Directive = Do not repeat pictures. Repeat exactly the lines of the listing below from its first line through the line with "from bokeh.resources import INLINE".

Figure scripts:
----

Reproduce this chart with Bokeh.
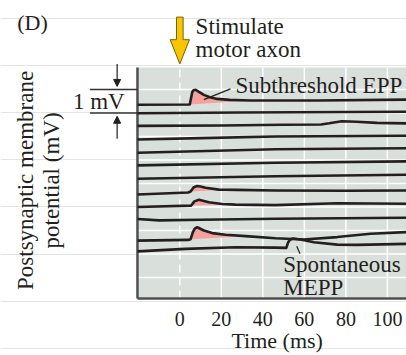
import math
from bokeh.plotting import figure
from bokeh.models import Range1d, FixedTicker, Label, Arrow, NormalHead
from bokeh.embed import file_html
from bokeh.resources import INLINE

FONT = "Liberation Serif"
INK = "#231f20"
PINK = "#f5a19d"
GOLD = "#f7c600"
PANEL = "#d9dfdb"
AXIS = "#505050"

# ---------------- data ----------------
X_TICKS = [0, 20, 40, 60, 80, 100]
GRID_T = [20, 40, 60, 80, 100]
GRID_MV = [1, 2, 3, 4, 5, 6, 7, 8, 9]
STIM_T = 0
SCALE_MV = [8, 9]          # the 1 mV calibration bar

# recording panel extent (time in ms, potential in mV)
PANEL_T = [-20.4, 109.2]
PANEL_V = [0.106, 9.936]

# traces, top to bottom: time (ms) and potential (mV, stacked offset)
T1 = [-20.4, 4.8, 6.0, 6.6, 7.6, 9.0, 11.6, 14.5, 18.0, 24.0, 34.1, 66.2, 109.2]
V1 = [8.35, 8.36, 8.89, 8.97, 8.99, 8.91, 8.77, 8.67, 8.60, 8.56, 8.53, 8.53, 8.57]
T2 = [-20.4, 30, 109.2]
V2 = [7.99, 8.02, 8.05]
T3 = [-20.4, 20, 50, 68, 72, 78, 85, 95, 109.2]
V3 = [7.45, 7.47, 7.50, 7.51, 7.56, 7.65, 7.63, 7.58, 7.56]
T4 = [-20.4, 10, 46, 109.2]
V4 = [6.87, 6.93, 7.00, 7.03]
T5 = [-20.4, 46, 109.2]
V5 = [6.31, 6.46, 6.50]
T6 = [-20.4, 46, 109.2]
V6 = [5.77, 5.88, 5.94]
T7 = [-20.4, 46, 109.2]
V7 = [5.20, 5.31, 5.37]
T8 = [-20.4, 4.0, 5.2, 6.7, 8.4, 10.0, 12.4, 18.8, 22.0, 26.8, 46.1, 80, 109.2]
V8 = [4.53, 4.62, 4.66, 4.84, 4.89, 4.87, 4.82, 4.74, 4.735, 4.73, 4.70, 4.69, 4.70]
T9 = [-20.4, 5.5, 7.0, 9.2, 14.0, 20.4, 26.8, 46.0, 75.8, 109.2]
V9 = [4.00, 4.06, 4.24, 4.31, 4.20, 4.13, 4.10, 4.08, 4.16, 4.14]
T10 = [-20.4, -10, 10, 46, 109.2]
V10 = [3.49, 3.43, 3.46, 3.50, 3.54]
T11 = [-20.4, 4.3, 5.2, 6.3, 7.2, 8.4, 11.6, 15.6, 22.0, 31.7, 46.1, 59.7, 75.8, 91.9, 109.2]
V11 = [2.57, 2.60, 2.63, 2.93, 3.08, 3.14, 3.00, 2.89, 2.82, 2.76, 2.67, 2.62, 2.72, 2.86, 2.93]
T12 = [-20.4, 2.7, 26.8, 46.0, 51.3, 52.2, 53.2, 54.5, 58.2, 64.6, 75.8, 85.5, 109.2]
V12 = [2.11, 2.22, 2.29, 2.27, 2.26, 2.50, 2.62, 2.66, 2.62, 2.50, 2.40, 2.39, 2.43]

TRACES = [(T1, V1), (T2, V2), (T3, V3), (T4, V4), (T5, V5), (T6, V6),
          (T7, V7), (T8, V8), (T9, V9), (T10, V10), (T11, V11), (T12, V12)]
# shaded EPP areas: (trace index, start ms, end ms)
EPP_FILLS = [(0, 4.8, 34.1), (7, 5.2, 22.0), (8, 5.5, 26.8), (10, 5.2, 31.7)]

# callout leader lines
EPP_LEADER_T = [11.6, 24.4]
EPP_LEADER_V = [8.57, 9.03]
MEPP_LEADER_T = [56.3, 57.9]
MEPP_LEADER_V = [2.33, 2.01]

# ---------------- figure ----------------
p = figure(width=406, height=355,
           x_range=Range1d(-86.38, 109.2), y_range=Range1d(-2.319, 12.787),
           output_backend="svg", toolbar_location=None, y_axis_location=None,
           min_border_left=0, min_border_right=0,
           min_border_top=0, min_border_bottom=0)
p.background_fill_color = "white"
p.border_fill_color = "white"
p.outline_line_color = None
p.xgrid.visible = False

# grey recording panel
p.quad(left=[PANEL_T[0]], right=[PANEL_T[1]], bottom=[PANEL_V[0]], top=[PANEL_V[1]],
       fill_color=PANEL, line_color=None)
# grid lines
p.segment(x0=GRID_T, y0=[PANEL_V[0]] * len(GRID_T), x1=GRID_T, y1=[PANEL_V[1]] * len(GRID_T),
          line_color="white", line_width=1.5)
p.segment(x0=[PANEL_T[0]] * len(GRID_MV), y0=GRID_MV, x1=[PANEL_T[1]] * len(GRID_MV), y1=GRID_MV,
          line_color="white", line_width=1.3)
p.segment(x0=[STIM_T], y0=[PANEL_V[0]], x1=[STIM_T], y1=[PANEL_V[1]],
          line_color="white", line_width=1.5, line_dash="8 5")
# left border of panel
p.segment(x0=[PANEL_T[0]], y0=[PANEL_V[0]], x1=[PANEL_T[0]], y1=[PANEL_V[1]],
          line_color=AXIS, line_width=2.5)

# x axis, pinned to the bottom edge of the recording panel
ax = p.xaxis[0]
ax.fixed_location = PANEL_V[0]
ax.ticker = FixedTicker(ticks=X_TICKS)
ax.bounds = (PANEL_T[0], PANEL_T[1])
ax.axis_line_color = AXIS
ax.axis_line_width = 2.5
ax.major_tick_out = 0
ax.major_tick_in = 0
ax.minor_tick_out = 0
ax.minor_tick_in = 0
ax.major_label_text_font = FONT
ax.major_label_text_font_size = "20px"
ax.major_label_text_color = INK
ax.major_label_standoff = 13

# pink EPP areas
for idx, t0, t1 in EPP_FILLS:
    ts, vs = TRACES[idx]
    xs = [t for t in ts if t0 <= t <= t1]
    ys = [v for t, v in zip(ts, vs) if t0 <= t <= t1]
    p.patch(xs, ys, fill_color=PINK, line_color=None)

# traces
for ts, vs in TRACES:
    p.line(ts, vs, line_color=INK, line_width=2.6, line_join="round")

# leader lines
p.line(EPP_LEADER_T, EPP_LEADER_V, line_color=INK, line_width=1.3)
p.line(MEPP_LEADER_T, MEPP_LEADER_V, line_color=INK, line_width=1.2)


def lab(x, y, text, align="left", size="23px", baseline="alphabetic", angle=0.0):
    p.add_layout(Label(x=x, y=y, text=text, text_font=FONT, text_font_size=size,
                       text_color=INK, text_align=align, text_baseline=baseline,
                       angle=angle, text_line_height=1.05))


lab(26.8, 9.15, "Subthreshold EPP")
lab(49.8, 1.56, "Spontaneous")
lab(49.8, 0.59, "MEPP")
lab(7.6, 11.66, "Stimulate")
lab(7.6, 10.71, "motor axon")
lab(-78.3, 11.84, "(D)", size="22px")
lab(-39.0, 8.48, "1 mV", align="center")
lab(-68.1, 5.13, "Postsynaptic membrane\npotential (mV)", align="center",
    baseline="middle", angle=math.pi / 2)
lab(46.9, -1.66, "Time (ms)", align="center", size="22px")

# stimulus arrow (yellow)
s = STIM_T
p.patch([s - 1.6, s + 1.6, s + 1.6, s + 4.65, s, s - 4.65, s - 1.6],
        [12.08, 12.08, 11.12, 11.12, 10.09, 11.12, 11.12],
        fill_color=GOLD, line_color="#7a6200", line_width=1)

# 1 mV calibration bar
p.segment(x0=[-43.3] * 2, y0=SCALE_MV, x1=[PANEL_T[0]] * 2, y1=SCALE_MV,
          line_color="#333333", line_width=1.3)
p.add_layout(Arrow(x_start=-30.2, y_start=SCALE_MV[1] + 1.09, x_end=-30.2, y_end=SCALE_MV[1] + 0.13,
                   end=NormalHead(size=7, fill_color=INK, line_color=INK),
                   line_color=INK, line_width=1.2))
p.add_layout(Arrow(x_start=-30.2, y_start=SCALE_MV[0] - 1.1, x_end=-30.2, y_end=SCALE_MV[0] - 0.14,
                   end=NormalHead(size=7, fill_color=INK, line_color=INK),
                   line_color=INK, line_width=1.2))

open("out.html", "w").write(file_html(p, INLINE))
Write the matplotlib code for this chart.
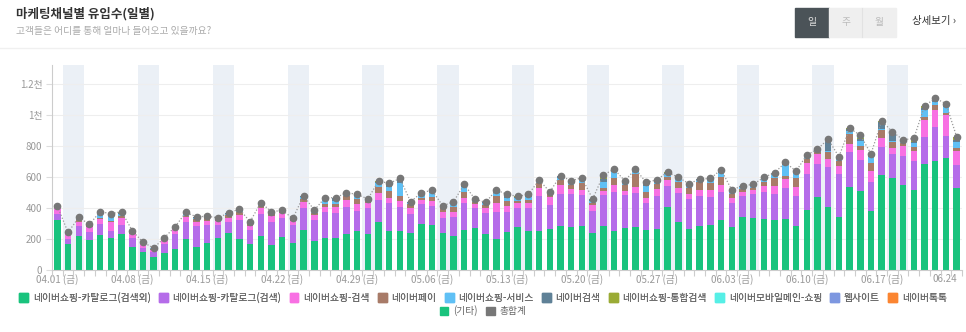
import matplotlib
matplotlib.use("Agg")
import matplotlib.pyplot as plt
from matplotlib.patches import Rectangle, Patch
import numpy as np

plt.rcParams['font.family'] = ['Noto Sans CJK KR', 'DejaVu Sans']

# 04.01 ~ 06.24 일별 유입수
days = 85
saturdays = [1, 8, 15, 22, 29, 36, 43, 50, 57, 64, 71, 78]
tick_pos = [0, 7, 14, 21, 28, 35, 42, 49, 56, 63, 70, 77, 84]
tick_labels = ['04.01 (금)', '04.08 (금)', '04.15 (금)', '04.22 (금)', '04.29 (금)',
               '05.06 (금)', '05.13 (금)', '05.20 (금)', '05.27 (금)', '06.03 (금)',
               '06.10 (금)', '06.17 (금)', '06.24']
y_ticks = [0, 200, 400, 600, 800, 1000, 1200]
y_labels = ['0', '200', '400', '600', '800', '1천', '1.2천']

catalog_etc = [323, 166, 220, 196, 226, 207, 230, 151, 114, 86, 110, 136, 202, 149, 177, 209, 241,
               198, 166, 222, 161, 215, 172, 258, 189, 209, 209, 230, 252, 230, 312, 252, 252, 241,
               295, 291, 241, 217, 258, 269, 230, 202, 243, 278, 254, 254, 265, 286, 280, 284, 241,
               282, 252, 273, 276, 258, 267, 405, 308, 267, 282, 288, 321, 276, 344, 336, 331, 325,
               331, 282, 388, 471, 405, 342, 538, 512, 381, 614, 596, 549, 517, 685, 706, 726, 527]
catalog_search = [39, 36, 64, 47, 73, 47, 61, 54, 30, 30, 60, 97, 110, 135, 114, 84, 71, 127, 92,
                  138, 151, 119, 119, 145, 134, 163, 161, 175, 129, 168, 142, 183, 157, 123, 131,
                  125, 97, 123, 177, 129, 140, 175, 129, 120, 144, 224, 155, 205, 209, 200, 142,
                  202, 254, 211, 223, 173, 209, 140, 189, 192, 196, 183, 185, 155, 136, 153, 171,
                  168, 196, 198, 234, 211, 260, 276, 226, 198, 189, 183, 151, 189, 187, 172, 220,
                  142, 151]
shop_search = [36, 35, 28, 37, 30, 58, 43, 25, 22, 15, 24, 32, 28, 28, 28, 26, 26, 30, 28, 38, 35,
               32, 28, 38, 32, 35, 35, 47, 45, 33, 43, 28, 39, 39, 24, 32, 34, 32, 28, 28, 33, 54,
               41, 37, 33, 49, 54, 58, 32, 33, 37, 28, 43, 26, 37, 36, 45, 34, 30, 32, 39, 48, 43,
               32, 26, 26, 40, 49, 61, 58, 67, 65, 54, 52, 48, 65, 69, 58, 39, 65, 67, 110, 107,
               137, 91]
naver_pay = [6, 2, 12, 8, 10, 5, 13, 10, 6, 5, 8, 8, 12, 15, 15, 10, 17, 17, 15, 15, 17, 8, 8, 17,
             15, 19, 21, 28, 33, 15, 39, 49, 30, 23, 17, 26, 26, 37, 43, 15, 17, 47, 35, 13, 21,
             33, 15, 32, 28, 43, 11, 20, 47, 39, 84, 35, 34, 22, 44, 36, 49, 45, 54, 26, 15, 17,
             29, 50, 21, 56, 26, 13, 41, 34, 64, 28, 50, 49, 39, 15, 26, 23, 33, 10, 17]
shop_service = [4, 0, 0, 4, 30, 30, 15, 6, 4, 4, 5, 5, 12, 12, 8, 6, 8, 12, 6, 12, 8, 8, 4, 15, 10,
                37, 22, 12, 17, 10, 24, 26, 86, 10, 17, 25, 10, 15, 28, 10, 10, 17, 19, 15, 22, 12,
                10, 15, 15, 25, 15, 38, 35, 15, 15, 43, 15, 17, 15, 15, 13, 15, 26, 13, 13, 11, 15,
                20, 69, 30, 17, 15, 10, 17, 22, 30, 39, 10, 10, 15, 21, 43, 22, 40, 39]
naver_search = [3, 2, 6, 3, 6, 12, 7, 3, 3, 2, 2, 2, 6, 5, 5, 3, 5, 6, 5, 6, 5, 3, 3, 5, 5, 4, 15,
                6, 10, 3, 10, 16, 20, 5, 12, 12, 7, 13, 14, 8, 7, 16, 16, 10, 11, 7, 7, 10, 10, 8,
                10, 20, 16, 10, 12, 16, 10, 11, 10, 12, 8, 10, 14, 11, 8, 8, 10, 13, 12, 11, 8, 6,
                64, 8, 12, 14, 13, 42, 50, 3, 12, 14, 10, 10, 14]
shop_total = [2, 2, 8, 0, 2, 5, 8, 5, 0, 0, 0, 0, 2, 0, 0, 0, 0, 4, 0, 4, 0, 0, 0, 2, 2, 0, 4, 2,
              3, 0, 5, 6, 8, 0, 4, 4, 0, 4, 5, 0, 0, 6, 6, 3, 4, 2, 0, 3, 3, 3, 3, 14, 5, 3, 5, 5,
              3, 4, 3, 4, 0, 3, 5, 4, 3, 2, 3, 4, 5, 4, 3, 0, 12, 3, 5, 8, 10, 8, 8, 6, 15, 10, 8,
              8, 20]
mobile_main = [0] * 85
mobile_main[2] = 2
mobile_main[51] = 10
mobile_main[75] = 5
mobile_main[80] = 5
mobile_main[81] = 4
mobile_main[82] = 3
mobile_main[83] = 3
mobile_main[84] = 2
website = [0] * 85
website[75] = 4
talktalk = [0] * 85
talktalk[75] = 8
etc = [0] * 85

names = ['네이버쇼핑-카탈로그(검색외)', '네이버쇼핑-카탈로그(검색)', '네이버쇼핑-검색', '네이버페이',
         '네이버쇼핑-서비스', '네이버검색', '네이버쇼핑-통합검색', '네이버모바일메인-쇼핑',
         '웹사이트', '네이버톡톡', '(기타)']
colors = ['#19c37d', '#b56ce9', '#f870e3', '#a87b68', '#5fc0f5', '#5f8197', '#9aab35',
          '#56efe6', '#7d97e0', '#fb8531', '#19c37d']
series = [catalog_etc, catalog_search, shop_search, naver_pay, shop_service, naver_search,
          shop_total, mobile_main, website, talktalk, etc]

fig = plt.figure(figsize=(9.66, 3.32), dpi=100)

# 헤더 영역 (픽셀 좌표)
hd = fig.add_axes([0, 0, 1, 1])
hd.set_xlim(0, 966)
hd.set_ylim(332, 0)
hd.axis('off')
hd.text(16, 14, '마케팅채널별 유입수(일별)', fontsize=9, color='#333333', va='center',
        fontweight='bold')
hd.text(16, 31, '고객들은 어디를 통해 얼마나 들어오고 있을까요?', fontsize=7, color='#aaaaaa',
        va='center')
hd.add_patch(Rectangle((795, 8), 34, 29, color='#4b5358'))
hd.add_patch(Rectangle((829, 8), 67, 29, color='#efefef'))
hd.plot([862, 862], [8, 37], color='#e2e2e2', lw=0.8)
hd.text(812, 22.5, '일', fontsize=7, color='#dddddd', ha='center', va='center')
hd.text(845.5, 22.5, '주', fontsize=7, color='#bbbbbb', ha='center', va='center')
hd.text(879, 22.5, '월', fontsize=7, color='#bbbbbb', ha='center', va='center')
hd.text(912, 21, '상세보기 ›', fontsize=7.5, color='#333333', va='center')
hd.plot([0, 966], [48, 48], color='#f0f0f0', lw=1)

ax = fig.add_axes([52 / 966, 1 - 270 / 332, 910 / 966, 205 / 332])
x = np.arange(days)

for s in saturdays:
    ax.axvspan(s - 0.5, s + 1.5, color='#ebf0f6', lw=0, zorder=0)

bottom = np.zeros(days)
for vals, c in zip(series, colors):
    v = np.array(vals, dtype=float)
    ax.bar(x, v, width=0.6, bottom=bottom, color=c, zorder=2, lw=0)
    bottom += v

ax.plot(x, bottom, color='#999999', ls=(0, (1, 1.5)), lw=0.9, zorder=3)
ax.plot(x, bottom, 'o', color='#777777', ms=4.5, mec='#777777', zorder=4)

ax.set_xlim(-0.5, days - 0.5)
ax.set_ylim(0, 1325)
ax.set_yticks(y_ticks)
ax.set_yticklabels(y_labels)
ax.set_xticks(tick_pos)
ax.set_xticklabels(tick_labels)
ax.get_xticklabels()[-1].set_horizontalalignment('right')
ax.set_xticks(np.arange(-0.5, days, 1), minor=True)
ax.tick_params(axis='x', which='major', length=0, labelsize=7, labelcolor='#999999', pad=3)
ax.tick_params(axis='x', which='minor', length=4, color='#cccccc', width=0.8)
ax.tick_params(axis='y', length=4, color='#dddddd', labelsize=7, labelcolor='#999999', pad=3)
ax.grid(axis='y', color='#eeeeee', lw=0.8, zorder=1)
ax.set_axisbelow(True)
for sp in ['top', 'right']:
    ax.spines[sp].set_visible(False)
ax.spines['left'].set_color('#cccccc')
ax.spines['bottom'].set_color('#cccccc')
ax.set_facecolor('none')

handles = [Patch(color=c) for c in colors] + [Patch(color='#777777')]
labels = names + ['총합계']
kw = dict(frameon=False, fontsize=7, handlelength=0.9, handleheight=0.9,
          handletextpad=0.5, columnspacing=0.85, labelcolor='#666666', borderpad=0,
          borderaxespad=0)
leg1 = fig.legend(handles[:10], labels[:10], ncol=10, loc='center',
                  bbox_to_anchor=(0.5, 1 - 297.5 / 332), **kw)
fig.add_artist(leg1)
fig.legend(handles[10:], labels[10:], ncol=2, loc='center',
           bbox_to_anchor=(0.5, 1 - 311 / 332), **kw)

fig.savefig('out.png', dpi=100)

----

Full response =
Reproduce this chart with Bokeh.
import math
from bokeh.plotting import figure
from bokeh.models import Range1d, FixedTicker, Label, Arrow, NormalHead
from bokeh.embed import file_html
from bokeh.resources import INLINE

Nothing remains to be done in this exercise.